Now that FIFA has dissolved its Anti-Racism Task Force


The Fédération Internationale de Football Association (FIFA) has come under a lot of criticism lately, due to its decision to dissolve its Anti-Racism Task Force. The decision has been described as “shameful”, “a betrayal”, etc. by anti-racism campaigners, football stakeholders, players and even people associated with the task force. The criticism stems from the perception that the move indicates and abandonment by FIFA of the fight against racism. However, the FIFA General Secretary has sought to clarify that the taskforce had a specific mandate which it has fully fulfilled and its recommendations are being acted upon.

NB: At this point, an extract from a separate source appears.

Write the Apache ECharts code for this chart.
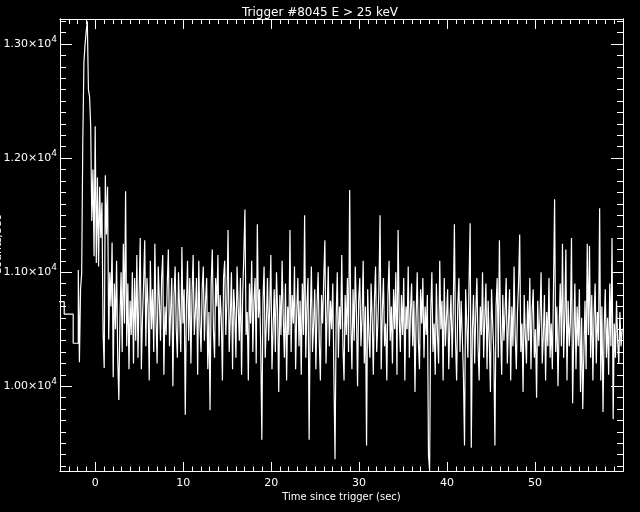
<!DOCTYPE html>
<html>
<head>
<meta charset="utf-8">
<script src="https://cdn.jsdelivr.net/npm/echarts@6/dist/echarts.min.js"></script>
<style>html,body{margin:0;padding:0;background:#000;}#c{width:640px;height:512px;}</style>
</head>
<body>
<div id="c"></div>
<script>
var titleText = 'Trigger #8045 E > 25 keV';
var xName = 'Time since trigger (sec)';
var yName = 'Counts/sec';
var xMin = -4, xMax = 60;
var yMin = 9257, yMax = 13220;
var xTickValues = [0, 10, 20, 30, 40, 50];
var yTickValues = [10000, 11000, 12000, 13000];

// coarse pre-trigger bins (edges and rates)
var preEdges = [-4.5, -3.52, -2.5, -1.92];
var preValues = [10742, 10632, 10377];

// fine bins after -1.92 s
var fineStart = -1.92;
var fineWidth = 0.128;
var fineValues = [
11020,10210,10850,10990,12150,12840,13000,13110,13200,12600,
12540,12280,11450,11900,11140,12280,11080,11830,11050,11750,
11300,11610,10470,10160,11850,11330,11750,10410,11000,10700,
11260,10080,10900,10500,11100,10250,9880,10600,11000,10300,
11250,10550,11710,10350,10900,10150,10750,10450,11000,10200,
10950,10400,11150,10250,10800,11300,10150,10600,10900,11280,
10350,10950,10700,10050,11100,10500,10850,10300,11250,10600,
10200,11050,10750,10400,10950,11150,10100,10700,10450,10900,
11200,10350,10650,10950,10000,10800,11050,10500,10250,11000,
10650,10300,11220,10550,10850,9750,10700,11100,10400,10950,
10200,10800,11150,10450,10650,10950,10100,11100,10550,10300,
10850,11050,10400,10750,10950,10150,10650,9790,10900,11200,
10500,10250,10950,10700,11150,10350,10800,10600,10050,10950,
11100,10450,10750,11370,10300,10600,11000,10150,10850,10650,
10250,11050,10700,10400,10950,10100,10800,11150,11550,10450,
10650,10050,10900,10550,11100,10300,10750,10950,10200,11420,
10600,10850,10350,9530,10750,11050,10250,10550,10950,10400,
10700,11150,10150,10500,10850,10300,11000,10650,9950,10800,
10450,11100,10600,10250,10900,10050,10700,10450,11370,10300,
10800,10550,11050,10150,10650,10950,10350,10750,10100,10900,
10450,11500,10250,10700,10950,9530,10600,11050,10300,10550,
10850,10150,10700,11000,10400,10050,10800,10550,10950,11280,
10200,10650,11050,10350,10750,10500,10900,10100,9360,10600,
11000,10250,10700,10500,11150,10350,10050,10800,10450,10950,
10300,11720,10550,10150,10850,10400,11050,10650,10000,10750,
10950,10350,10600,11100,10200,10700,9480,10850,10450,10250,
10900,10600,10100,10750,11050,10300,10550,10850,11500,10150,
10650,10950,10350,10550,10050,10800,11100,10400,10700,10200,
10850,10500,11000,10100,11370,10600,10300,10800,10450,10950,
10050,10700,10500,11050,10250,10650,10900,10350,10750,9950,
10600,11000,10400,10150,10850,10550,10950,10250,10700,10450,
10800,9400,9260,10650,11000,10300,10550,10100,10900,10450,
10200,11100,10500,10750,10050,10950,10350,10600,10850,10150,
10550,10800,10250,10650,11420,10400,10050,10700,10950,10300,
10750,10450,10100,9480,10850,10550,10250,10900,11430,9460,
10500,10800,10200,10650,10950,10350,10050,10700,10450,11000,
10250,10600,10900,10150,10750,10400,9950,10850,10550,10300,
9480,10700,10950,10250,11280,10500,10100,10800,10400,10650,
10950,10200,10550,10850,10050,10700,10350,11050,10450,10150,
10650,10900,11330,10300,10550,9950,10800,10450,10200,10750,
10400,10950,10150,10650,10850,10250,10500,9900,10750,10350,
10600,11000,10200,10450,10800,10050,10650,10350,10950,10250,
10550,10150,10850,11640,10300,10700,10000,10500,10900,10350,
11250,10250,10600,11200,10050,10750,10350,10550,11300,9850,
10450,10900,10150,10700,10350,10850,9950,10600,9800,10300,
10750,10150,11250,10450,11230,10250,10800,10050,10600,10900,
10200,10650,10400,11560,10050,10700,9775,10500,10850,10250,
10600,10100,10900,10350,11300,9710,10550,10250,10750,10400,
10200,10650,10350,10500
];

var stepData = [];
for (var i = 0; i < preValues.length; i++) {
  stepData.push([preEdges[i], preValues[i]]);
  stepData.push([preEdges[i + 1], preValues[i]]);
}
for (var j = 0; j < fineValues.length; j++) {
  var l = fineStart + j * fineWidth;
  stepData.push([l, fineValues[j]]);
  stepData.push([Math.min(l + fineWidth, xMax + 0.5), fineValues[j]]);
}

var yMinor = [];
for (var v = 9300; v <= 13200; v += 100) yMinor.push(v);

var FONT = 'DejaVu Sans';
var WHITE = '#ffffff';

function xAx(pos, major, len, labels) {
  var a = {
    type: 'value', position: pos, min: xMin, max: xMax, gridIndex: 0,
    splitLine: {show: false},
    axisLine: {show: true, onZero: false, lineStyle: {color: WHITE, width: 1}},
    axisTick: {show: true, inside: true, length: len, lineStyle: {color: WHITE, width: 1}},
    axisLabel: {show: false}
  };
  if (major) {
    a.axisTick.customValues = xTickValues;
    if (labels) {
      a.axisLabel = {show: true, customValues: xTickValues, color: WHITE, fontFamily: FONT, fontSize: 11, margin: 7};
    }
  } else {
    a.interval = 1;
  }
  return a;
}
function yAx(pos, major, len, labels) {
  var a = {
    type: 'value', position: pos, min: yMin, max: yMax, gridIndex: 0,
    splitLine: {show: false},
    axisLine: {show: true, onZero: false, lineStyle: {color: WHITE, width: 1}},
    axisTick: {show: true, inside: true, length: len, lineStyle: {color: WHITE, width: 1},
               customValues: major ? yTickValues : yMinor},
    axisLabel: {show: false}
  };
  if (labels) {
    a.axisLabel = {
      show: true, customValues: yTickValues, margin: 3,
      formatter: function (val) { return '{a|' + (val / 10000).toFixed(2) + '×10}{b|4}'; },
      rich: {
        a: {color: WHITE, fontFamily: FONT, fontSize: 11},
        b: {color: WHITE, fontFamily: FONT, fontSize: 9, padding: [0, 0, 9, 0]}
      }
    };
  }
  return a;
}

var xb = xAx('bottom', true, 9, true);
xb.name = xName;
xb.nameLocation = 'middle';
xb.nameGap = 21;
xb.nameMoveOverlap = false;
xb.nameTextStyle = {color: WHITE, fontFamily: FONT, fontSize: 10};

var chart = echarts.init(document.getElementById('c'), null, {renderer: 'canvas'});
chart.setOption({
  backgroundColor: '#000000',
  animation: false,
  title: {text: titleText, left: 'center', top: 2,
          textStyle: {color: WHITE, fontFamily: FONT, fontSize: 12, fontWeight: 'normal'}},
  grid: {left: 60, top: 19, right: 17, bottom: 41, containLabel: false, outerBoundsMode: 'none'},
  xAxis: [xAx('bottom', false, 4.5, false), xb, xAx('top', false, 5, false), xAx('top', true, 10, false)],
  yAxis: [yAx('left', false, 6, false), yAx('left', true, 12, true), yAx('right', false, 6, false), yAx('right', true, 12, false)],
  graphic: [{
    type: 'text', x: -2, y: 245, rotation: Math.PI / 2, silent: true,
    style: {text: yName, fill: WHITE, font: '11px "DejaVu Sans"', textAlign: 'center', textVerticalAlign: 'middle'}
  }],
  series: [{
    type: 'line', xAxisIndex: 0, yAxisIndex: 0, data: stepData,
    showSymbol: false, symbol: 'none', clip: true,
    lineStyle: {color: WHITE, width: 1.2}
  }]
});
</script>
</body>
</html>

Perhaps FIFA could have dissolved the task force with more finesse, such as adequately publicising the full extent of its implementation of the task force’s recommendations or its next line of action in the fight against racism. For instance, as part of the implementation of the task force’s recommendations, last year FIFA launched a new system of the use of “match observers” to observe and report on incidents of racism and discrimination ahead of the 2018 World Cup qualifier matches. The observers’ mandate is to look out for racism-related incidents and report them to FIFA, which will then take disciplinary action.

Of course, one agrees with Mr. Osasu Obayiuwana, a member of the task force, that the problem of racism in football remains a burning issue, which needs continuous attention. However, from my chat with Lolia Tom-George of, one also agrees that the problem of racism is largely a European/UEFA problem. Indeed, racism does not emanate from other Confederations the way is does under UEFA; so, perhaps UEFA should step up and be the avant-garde in the fight against racism. This is not to downplay the fact that racism has a global impact or the responsibility of FIFA as the world football governing body. Indeed, racism in one corner generally undermines the basic tenets of equality and social justice which are fundamental to the global game of football.

The point however is simple – while FIFA must not relent in its fight against racism, UEFA should acknowledge itself as the neighbour who breeds the nuisance and therefore having a major responsibility to tackle this vice of racism that is a scourge on the global game.